## Work required:
Copy the material below verbatim from the line with "Output the web" to the line with "c.textBaseline = 'middle';", both lines included, omitting pictures and every line outside that range.
╭──
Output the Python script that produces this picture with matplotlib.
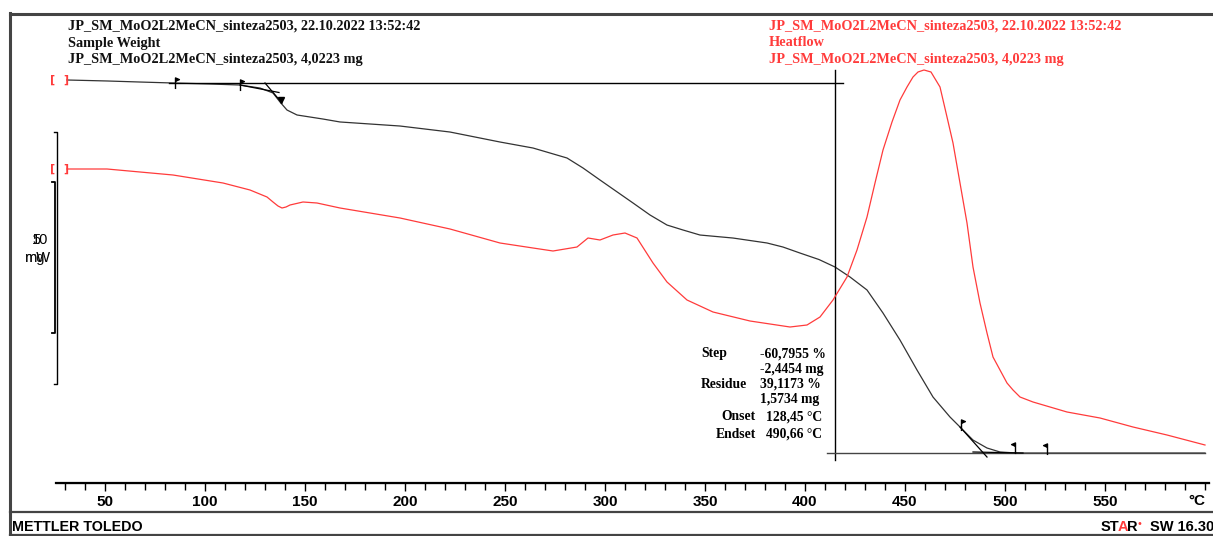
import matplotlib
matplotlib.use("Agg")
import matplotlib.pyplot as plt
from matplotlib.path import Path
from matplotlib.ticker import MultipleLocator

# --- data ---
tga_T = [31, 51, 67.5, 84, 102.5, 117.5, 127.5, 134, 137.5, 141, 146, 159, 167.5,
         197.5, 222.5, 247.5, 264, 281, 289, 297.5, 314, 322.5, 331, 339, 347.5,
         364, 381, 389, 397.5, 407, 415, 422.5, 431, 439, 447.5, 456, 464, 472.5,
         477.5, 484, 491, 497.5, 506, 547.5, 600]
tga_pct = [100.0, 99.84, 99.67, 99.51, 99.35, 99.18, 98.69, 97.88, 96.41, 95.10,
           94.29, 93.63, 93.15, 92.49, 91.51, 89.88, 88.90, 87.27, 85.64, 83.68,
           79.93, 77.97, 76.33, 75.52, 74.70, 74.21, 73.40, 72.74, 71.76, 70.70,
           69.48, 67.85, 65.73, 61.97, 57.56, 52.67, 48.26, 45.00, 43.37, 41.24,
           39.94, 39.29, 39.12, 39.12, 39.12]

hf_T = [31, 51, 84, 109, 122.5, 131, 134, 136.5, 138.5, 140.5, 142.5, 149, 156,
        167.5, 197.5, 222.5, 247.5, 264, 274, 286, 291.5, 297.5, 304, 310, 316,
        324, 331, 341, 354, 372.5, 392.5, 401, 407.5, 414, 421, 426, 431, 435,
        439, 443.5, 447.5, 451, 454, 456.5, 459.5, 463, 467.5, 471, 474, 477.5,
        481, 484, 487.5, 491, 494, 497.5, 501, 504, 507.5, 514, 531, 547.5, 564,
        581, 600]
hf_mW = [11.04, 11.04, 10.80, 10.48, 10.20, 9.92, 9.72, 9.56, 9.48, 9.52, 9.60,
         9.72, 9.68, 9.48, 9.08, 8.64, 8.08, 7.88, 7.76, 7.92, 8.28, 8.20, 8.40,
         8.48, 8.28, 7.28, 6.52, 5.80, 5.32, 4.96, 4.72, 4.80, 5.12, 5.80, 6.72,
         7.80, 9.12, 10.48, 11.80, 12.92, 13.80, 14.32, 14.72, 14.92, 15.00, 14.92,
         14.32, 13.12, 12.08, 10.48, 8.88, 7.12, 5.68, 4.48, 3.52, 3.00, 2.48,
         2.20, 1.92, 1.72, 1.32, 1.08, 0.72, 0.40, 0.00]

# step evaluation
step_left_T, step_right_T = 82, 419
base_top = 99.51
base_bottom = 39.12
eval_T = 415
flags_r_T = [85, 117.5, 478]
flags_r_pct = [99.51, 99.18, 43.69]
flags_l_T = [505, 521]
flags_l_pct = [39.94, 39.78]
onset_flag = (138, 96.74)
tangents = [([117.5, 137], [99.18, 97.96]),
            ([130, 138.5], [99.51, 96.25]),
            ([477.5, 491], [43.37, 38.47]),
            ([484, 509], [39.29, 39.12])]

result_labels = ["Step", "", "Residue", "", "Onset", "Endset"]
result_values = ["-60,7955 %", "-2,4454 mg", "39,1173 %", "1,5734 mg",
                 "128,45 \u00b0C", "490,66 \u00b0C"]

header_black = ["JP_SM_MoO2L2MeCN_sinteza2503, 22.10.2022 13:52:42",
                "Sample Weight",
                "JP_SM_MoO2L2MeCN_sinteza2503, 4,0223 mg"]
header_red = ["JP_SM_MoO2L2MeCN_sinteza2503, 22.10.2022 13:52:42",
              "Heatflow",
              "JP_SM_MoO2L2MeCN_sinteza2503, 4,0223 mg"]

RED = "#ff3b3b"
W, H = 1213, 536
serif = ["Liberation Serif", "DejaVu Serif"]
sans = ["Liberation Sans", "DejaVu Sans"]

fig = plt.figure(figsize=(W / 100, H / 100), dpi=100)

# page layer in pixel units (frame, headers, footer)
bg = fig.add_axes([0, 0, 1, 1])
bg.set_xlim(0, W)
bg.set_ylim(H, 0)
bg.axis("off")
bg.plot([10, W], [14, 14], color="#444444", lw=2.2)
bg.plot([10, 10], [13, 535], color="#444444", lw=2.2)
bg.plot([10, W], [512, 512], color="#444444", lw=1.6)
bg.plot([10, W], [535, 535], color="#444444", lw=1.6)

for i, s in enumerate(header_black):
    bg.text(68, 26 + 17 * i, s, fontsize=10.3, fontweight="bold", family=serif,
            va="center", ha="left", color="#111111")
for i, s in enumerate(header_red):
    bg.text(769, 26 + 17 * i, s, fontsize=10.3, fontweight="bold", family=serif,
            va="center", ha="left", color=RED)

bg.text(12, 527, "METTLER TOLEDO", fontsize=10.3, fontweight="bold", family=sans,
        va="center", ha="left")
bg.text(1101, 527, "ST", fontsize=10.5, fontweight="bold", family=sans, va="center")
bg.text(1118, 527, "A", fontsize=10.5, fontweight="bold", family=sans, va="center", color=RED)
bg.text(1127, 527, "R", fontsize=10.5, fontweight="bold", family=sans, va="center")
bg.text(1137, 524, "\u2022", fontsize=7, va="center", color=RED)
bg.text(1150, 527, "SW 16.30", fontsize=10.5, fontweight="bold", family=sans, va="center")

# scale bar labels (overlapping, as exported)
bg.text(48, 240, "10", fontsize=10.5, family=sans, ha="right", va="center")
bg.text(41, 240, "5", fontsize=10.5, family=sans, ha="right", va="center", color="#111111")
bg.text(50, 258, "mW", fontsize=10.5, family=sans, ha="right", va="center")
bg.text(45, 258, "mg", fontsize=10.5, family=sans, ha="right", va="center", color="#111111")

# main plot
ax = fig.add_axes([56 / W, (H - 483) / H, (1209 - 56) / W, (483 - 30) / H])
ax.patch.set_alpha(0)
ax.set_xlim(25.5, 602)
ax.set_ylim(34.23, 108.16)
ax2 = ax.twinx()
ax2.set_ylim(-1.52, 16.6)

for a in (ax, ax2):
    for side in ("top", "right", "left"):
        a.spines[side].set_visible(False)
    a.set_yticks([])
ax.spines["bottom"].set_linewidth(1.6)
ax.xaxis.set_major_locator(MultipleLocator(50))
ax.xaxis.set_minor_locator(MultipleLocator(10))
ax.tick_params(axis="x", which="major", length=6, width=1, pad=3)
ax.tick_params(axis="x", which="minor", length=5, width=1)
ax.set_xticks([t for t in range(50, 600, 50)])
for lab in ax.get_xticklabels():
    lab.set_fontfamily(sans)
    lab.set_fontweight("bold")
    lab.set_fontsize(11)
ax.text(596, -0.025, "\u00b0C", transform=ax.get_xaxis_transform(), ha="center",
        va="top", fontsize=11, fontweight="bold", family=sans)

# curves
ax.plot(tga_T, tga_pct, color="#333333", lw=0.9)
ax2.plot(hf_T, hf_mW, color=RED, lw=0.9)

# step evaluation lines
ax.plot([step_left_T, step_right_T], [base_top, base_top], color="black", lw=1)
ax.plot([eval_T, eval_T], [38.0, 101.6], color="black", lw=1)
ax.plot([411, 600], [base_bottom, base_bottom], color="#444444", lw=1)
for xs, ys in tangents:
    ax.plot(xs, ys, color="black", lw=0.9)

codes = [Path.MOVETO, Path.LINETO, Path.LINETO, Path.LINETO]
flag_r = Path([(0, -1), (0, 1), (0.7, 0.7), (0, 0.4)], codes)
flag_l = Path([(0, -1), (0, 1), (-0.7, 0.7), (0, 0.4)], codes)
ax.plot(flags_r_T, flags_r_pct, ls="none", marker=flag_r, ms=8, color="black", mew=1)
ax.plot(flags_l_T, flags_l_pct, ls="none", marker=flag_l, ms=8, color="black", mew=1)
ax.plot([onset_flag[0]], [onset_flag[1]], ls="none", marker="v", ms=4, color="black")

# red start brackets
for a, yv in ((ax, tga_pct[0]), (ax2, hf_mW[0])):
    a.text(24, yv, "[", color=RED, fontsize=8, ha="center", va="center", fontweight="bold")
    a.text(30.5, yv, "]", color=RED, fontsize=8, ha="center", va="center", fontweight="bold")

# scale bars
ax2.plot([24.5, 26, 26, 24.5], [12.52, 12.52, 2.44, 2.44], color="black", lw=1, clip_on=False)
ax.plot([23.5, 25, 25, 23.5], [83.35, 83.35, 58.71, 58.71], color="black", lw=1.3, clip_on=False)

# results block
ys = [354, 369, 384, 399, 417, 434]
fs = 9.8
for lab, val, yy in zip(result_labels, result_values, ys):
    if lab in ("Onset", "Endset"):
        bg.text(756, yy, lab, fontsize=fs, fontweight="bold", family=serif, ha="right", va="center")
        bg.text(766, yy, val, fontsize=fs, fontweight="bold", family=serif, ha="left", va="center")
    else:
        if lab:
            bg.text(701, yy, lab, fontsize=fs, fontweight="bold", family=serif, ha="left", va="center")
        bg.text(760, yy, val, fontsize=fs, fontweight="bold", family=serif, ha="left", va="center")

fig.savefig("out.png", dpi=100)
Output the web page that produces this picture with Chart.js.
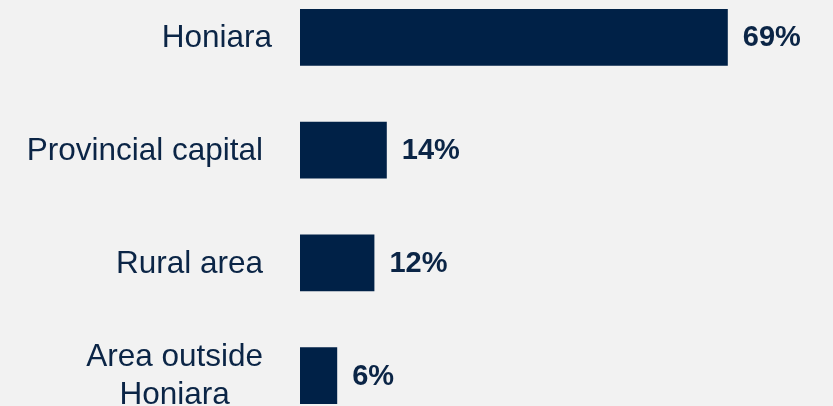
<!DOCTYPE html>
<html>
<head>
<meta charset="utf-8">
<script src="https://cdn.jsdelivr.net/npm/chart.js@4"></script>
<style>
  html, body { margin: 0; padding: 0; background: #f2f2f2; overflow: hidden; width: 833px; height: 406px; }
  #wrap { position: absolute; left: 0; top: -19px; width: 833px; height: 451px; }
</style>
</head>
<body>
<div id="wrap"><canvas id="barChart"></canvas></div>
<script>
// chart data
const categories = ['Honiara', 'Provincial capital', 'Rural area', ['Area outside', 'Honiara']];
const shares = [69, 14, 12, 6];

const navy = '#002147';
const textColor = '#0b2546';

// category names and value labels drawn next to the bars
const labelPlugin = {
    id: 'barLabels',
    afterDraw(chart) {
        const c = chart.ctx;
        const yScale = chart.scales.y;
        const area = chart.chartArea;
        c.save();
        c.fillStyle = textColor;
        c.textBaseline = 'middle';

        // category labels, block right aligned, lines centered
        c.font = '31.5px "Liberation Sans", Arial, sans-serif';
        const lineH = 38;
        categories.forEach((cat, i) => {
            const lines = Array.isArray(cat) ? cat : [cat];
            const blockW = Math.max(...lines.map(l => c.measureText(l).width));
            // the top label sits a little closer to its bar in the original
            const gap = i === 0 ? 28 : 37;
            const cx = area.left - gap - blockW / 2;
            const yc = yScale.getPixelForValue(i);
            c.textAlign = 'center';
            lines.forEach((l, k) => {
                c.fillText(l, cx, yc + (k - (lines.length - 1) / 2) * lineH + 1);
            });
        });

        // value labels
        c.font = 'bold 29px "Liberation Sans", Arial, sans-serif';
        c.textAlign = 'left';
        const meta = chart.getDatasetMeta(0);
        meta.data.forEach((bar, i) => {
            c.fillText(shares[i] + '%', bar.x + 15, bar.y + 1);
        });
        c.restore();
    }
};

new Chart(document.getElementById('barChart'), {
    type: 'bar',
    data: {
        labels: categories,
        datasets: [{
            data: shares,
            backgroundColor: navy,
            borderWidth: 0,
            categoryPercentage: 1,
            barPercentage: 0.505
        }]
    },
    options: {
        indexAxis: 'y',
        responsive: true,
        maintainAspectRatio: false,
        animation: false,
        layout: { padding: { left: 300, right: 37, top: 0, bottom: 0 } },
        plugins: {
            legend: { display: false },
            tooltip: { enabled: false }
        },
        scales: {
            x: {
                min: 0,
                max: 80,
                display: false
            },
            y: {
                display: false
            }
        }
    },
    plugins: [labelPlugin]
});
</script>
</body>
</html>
╰──
## Written response:
Output the web page that produces this picture with Chart.js.
<!DOCTYPE html>
<html>
<head>
<meta charset="utf-8">
<script src="https://cdn.jsdelivr.net/npm/chart.js@4"></script>
<style>
  html, body { margin: 0; padding: 0; background: #f2f2f2; overflow: hidden; width: 833px; height: 406px; }
  #wrap { position: absolute; left: 0; top: -19px; width: 833px; height: 451px; }
</style>
</head>
<body>
<div id="wrap"><canvas id="barChart"></canvas></div>
<script>
// chart data
const categories = ['Honiara', 'Provincial capital', 'Rural area', ['Area outside', 'Honiara']];
const shares = [69, 14, 12, 6];

const navy = '#002147';
const textColor = '#0b2546';

// category names and value labels drawn next to the bars
const labelPlugin = {
    id: 'barLabels',
    afterDraw(chart) {
        const c = chart.ctx;
        const yScale = chart.scales.y;
        const area = chart.chartArea;
        c.save();
        c.fillStyle = textColor;
        c.textBaseline = 'middle';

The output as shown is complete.